• Your instructions:
Omit pictures and quote the listing below line by line, from its start through the line that holds "LOWER_BAND = [None, [141.54, 184.0], None, [69.74, 80.3]]".

▬▬▬

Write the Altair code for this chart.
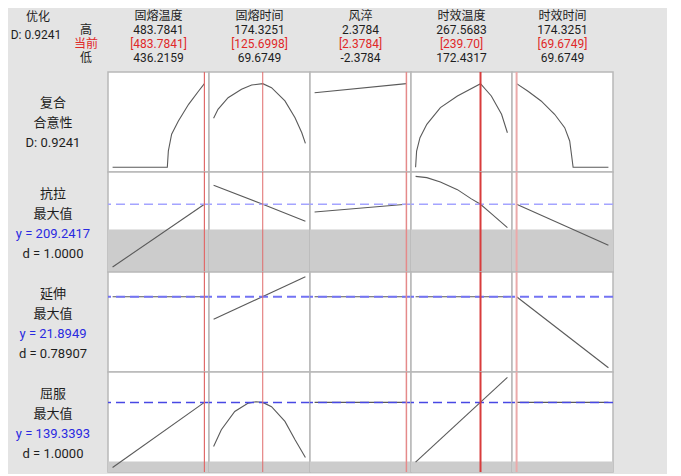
import altair as alt
import pandas as pd

# ---------------- data ----------------
FACTORS = ["固熔温度", "固熔时间", "风淬", "时效温度", "时效时间"]
HIGH = [483.7841, 174.3251, 2.3784, 267.5683, 174.3251]
CUR = [483.7841, 125.6998, 2.3784, 239.70, 69.6749]
LOW = [436.2159, 69.6749, -2.3784, 172.4317, 69.6749]
HIGH_TXT = ["483.7841", "174.3251", "2.3784", "267.5683", "174.3251"]
CUR_TXT = ["[483.7841]", "[125.6998]", "[2.3784]", "[239.70]", "[69.6749]"]
LOW_TXT = ["436.2159", "69.6749", "-2.3784", "172.4317", "69.6749"]

ROW_LABELS = [
    ["复合", "合意性", "D: 0.9241"],
    ["抗拉", "最大值", "y = 209.2417", "d = 1.0000"],
    ["延伸", "最大值", "y = 21.8949", "d = 0.78907"],
    ["屈服", "最大值", "y = 139.3393", "d = 1.0000"],
]
Y_PRED = [None, 209.2417, 21.8949, 139.3393]
Y_DOMAIN = [[-0.052, 1.053], [141.54, 241.54], [14.365, 24.365], [69.74, 169.74]]
LOWER_BAND = [None, [141.54, 184.0], None, [69.74, 80.3]]

# composite desirability curves
D_X = [
    [436.2159, 464.57, 465.1, 466.8, 470.3, 475.6, 480.8, 483.7841],
    [69.6749, 74.7, 86.2, 101.5, 113.0, 125.6998, 135.7, 151.0, 162.5, 170.2, 174.3251],
    [-2.3784, 2.3784],
    [172.4317, 173.49, 176.98, 184.06, 198.12, 215.77, 239.70, 250.9, 261.5, 267.5683],
    [69.6749, 82.3, 97.6, 113.0, 124.5, 130.2, 132.2, 134.1, 174.3251],
]
D_Y = [
    [0.0, 0.0, 0.18, 0.365, 0.512, 0.696, 0.843, 0.9241],
    [0.541, 0.641, 0.769, 0.862, 0.909, 0.9241, 0.880, 0.733, 0.548, 0.382, 0.265],
    [0.824, 0.9241],
    [0.0, 0.18, 0.327, 0.475, 0.659, 0.788, 0.9241, 0.788, 0.586, 0.382],
    [0.9241, 0.843, 0.733, 0.586, 0.438, 0.291, 0.144, 0.0, 0.0],
]
# tensile (抗拉)
T_X = [
    [436.2159, 483.7841],
    [69.6749, 125.6998, 174.3251],
    [-2.3784, 2.3784],
    [172.4317, 184.06, 198.12, 215.77, 229.8, 239.70, 250.9, 267.5683],
    [69.6749, 174.3251],
]
T_Y = [
    [146.5, 209.2417],
    [228.2, 209.2417, 192.2],
    [201.5, 209.2417],
    [237.2, 235.9, 231.5, 223.9, 214.9, 209.2417, 199.9, 185.9],
    [209.2417, 168.2],
]
# elongation (延伸)
E_X = [
    [436.2159, 483.7841],
    [69.6749, 174.3251],
    [-2.3784, 2.3784],
    [172.4317, 267.5683],
    [69.6749, 174.3251],
]
E_Y = [
    [21.8949, 21.8949],
    [19.63, 23.89],
    [21.8949, 21.8949],
    [21.8949, 21.8949],
    [21.8949, 14.79],
]
# yield (屈服)
Y_X = [
    [436.2159, 483.7841],
    [69.6749, 78.5, 93.8, 109.2, 118.0, 125.6998, 135.7, 151.0, 162.5, 174.3251],
    [-2.3784, 2.3784],
    [172.4317, 267.5683],
    [69.6749, 174.3251],
]
Y_Y = [
    [74.3, 139.3393],
    [95.3, 112.0, 130.3, 138.6, 140.0, 139.3393, 135.0, 120.3, 102.0, 84.3],
    [139.3393, 139.3393],
    [79.7, 164.3],
    [139.3393, 139.3393],
]
CURVES_X = [D_X, T_X, E_X, Y_X]
CURVES_Y = [D_Y, T_Y, E_Y, Y_Y]

# ---------------- styles ----------------
FONT = "Roboto, 'Noto Sans CJK SC', sans-serif"
FS = 12
FS_LAB = 13
BLACK = "#1e1e1e"
RED = "#e02828"
BLUE = "#2a2ae0"
PW, PH = 101, 100
LW, HH = 99, 63
SPW = 53
RED_COL = ["#e06a6a", "#e06a6a", "#e58a8a", "#d83c3c", "#ebaaaa"]
RED_W = [1.2, 1.0, 1.5, 2.0, 2.0]
DASH_COL = [None, "#a4a4ff", "#7373f3", "#4848e4"]
DASH_W = [None, 1.5, 2.0, 1.5]
PANEL_VIEW = alt.ViewBackground(fill="white", stroke="#b8b8b8", strokeWidth=1.5)


def txt(s, x, y, color=BLACK, fs=FS):
    return alt.Chart(pd.DataFrame({"t": [s]})).mark_text(
        font=FONT, fontSize=fs, color=color, align="center", baseline="middle"
    ).encode(text="t:N", x=alt.value(x), y=alt.value(y))


def cell(layers, w, h):
    return alt.layer(*layers).properties(width=w, height=h)


def spacer(h):
    return alt.Chart(pd.DataFrame({"a": [0]})).mark_point(opacity=0, size=1).encode(
        x=alt.value(SPW / 2), y=alt.value(h / 2)).properties(width=SPW, height=h)


def panel(row, i):
    span = HIGH[i] - LOW[i]
    xdom = [LOW[i] - 0.05 * span, HIGH[i] + 0.05 * span]
    xsc = alt.Scale(domain=xdom, nice=False, zero=False)
    ysc = alt.Scale(domain=Y_DOMAIN[row], nice=False, zero=False)
    layers = []
    if LOWER_BAND[row]:
        b = LOWER_BAND[row]
        layers.append(
            alt.Chart(pd.DataFrame({"x": [xdom[0]], "x2": [xdom[1]], "y": [b[0]], "y2": [b[1]]}))
            .mark_rect(color="#cccccc")
            .encode(x=alt.X("x:Q", scale=xsc, axis=None), x2="x2:Q",
                    y=alt.Y("y:Q", scale=ysc, axis=None), y2="y2:Q")
        )
    df = pd.DataFrame({"x": CURVES_X[row][i], "y": CURVES_Y[row][i]})
    layers.append(
        alt.Chart(df).mark_line(color="#5a5a5a", strokeWidth=1.1, clip=True)
        .encode(x=alt.X("x:Q", scale=xsc, axis=None), y=alt.Y("y:Q", scale=ysc, axis=None))
    )
    if Y_PRED[row] is not None:
        layers.append(
            alt.Chart(pd.DataFrame({"y": [Y_PRED[row]]}))
            .mark_rule(color=DASH_COL[row], strokeWidth=DASH_W[row], strokeDash=[9, 5])
            .encode(y=alt.Y("y:Q", scale=ysc, axis=None))
        )
    layers.append(
        alt.Chart(pd.DataFrame({"x": [CUR[i]]}))
        .mark_rule(color=RED_COL[i], strokeWidth=RED_W[i])
        .encode(x=alt.X("x:Q", scale=xsc, axis=None))
    )
    return alt.layer(*layers).properties(width=PW, height=PH, view=PANEL_VIEW)


cells = []
# header row
cells.append(cell([
    txt("优化", 29, 7.5),
    txt("D: 0.9241", 27, 26),
    txt("高", 77, 20.5),
    txt("当前", 77, 34.5, color=RED),
    txt("低", 77, 48.5),
], LW, HH))
for i in range(5):
    cells.append(cell([
        txt(FACTORS[i], PW / 2, 7),
        txt(HIGH_TXT[i], PW / 2, 20.5),
        txt(CUR_TXT[i], PW / 2, 34.5, color=RED),
        txt(LOW_TXT[i], PW / 2, 48.5),
    ], PW, HH))
cells.append(spacer(HH))

LABEL_Y = [[31, 51, 71], [22, 42, 62, 82], [22, 42, 62, 82], [22, 42, 62, 82]]
for r in range(4):
    labs = []
    for k, s in enumerate(ROW_LABELS[r]):
        color = BLUE if s.startswith("y =") else BLACK
        labs.append(txt(s, 44, LABEL_Y[r][k], color=color, fs=FS_LAB))
    cells.append(cell(labs, LW, PH))
    cells.extend(panel(r, i) for i in range(5))
    cells.append(spacer(PH))

chart = alt.concat(*cells, columns=7, spacing=0, bounds="flush").properties(
    background="#e4e4e4", padding=0
).configure_view(stroke="transparent")

chart.save("out.html", embed_options={"renderer": "svg", "actions": False})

▬▬▬

• The solution:
Write the Altair code for this chart.
import altair as alt
import pandas as pd

# ---------------- data ----------------
FACTORS = ["固熔温度", "固熔时间", "风淬", "时效温度", "时效时间"]
HIGH = [483.7841, 174.3251, 2.3784, 267.5683, 174.3251]
CUR = [483.7841, 125.6998, 2.3784, 239.70, 69.6749]
LOW = [436.2159, 69.6749, -2.3784, 172.4317, 69.6749]
HIGH_TXT = ["483.7841", "174.3251", "2.3784", "267.5683", "174.3251"]
CUR_TXT = ["[483.7841]", "[125.6998]", "[2.3784]", "[239.70]", "[69.6749]"]
LOW_TXT = ["436.2159", "69.6749", "-2.3784", "172.4317", "69.6749"]

ROW_LABELS = [
    ["复合", "合意性", "D: 0.9241"],
    ["抗拉", "最大值", "y = 209.2417", "d = 1.0000"],
    ["延伸", "最大值", "y = 21.8949", "d = 0.78907"],
    ["屈服", "最大值", "y = 139.3393", "d = 1.0000"],
]
Y_PRED = [None, 209.2417, 21.8949, 139.3393]
Y_DOMAIN = [[-0.052, 1.053], [141.54, 241.54], [14.365, 24.365], [69.74, 169.74]]
LOWER_BAND = [None, [141.54, 184.0], None, [69.74, 80.3]]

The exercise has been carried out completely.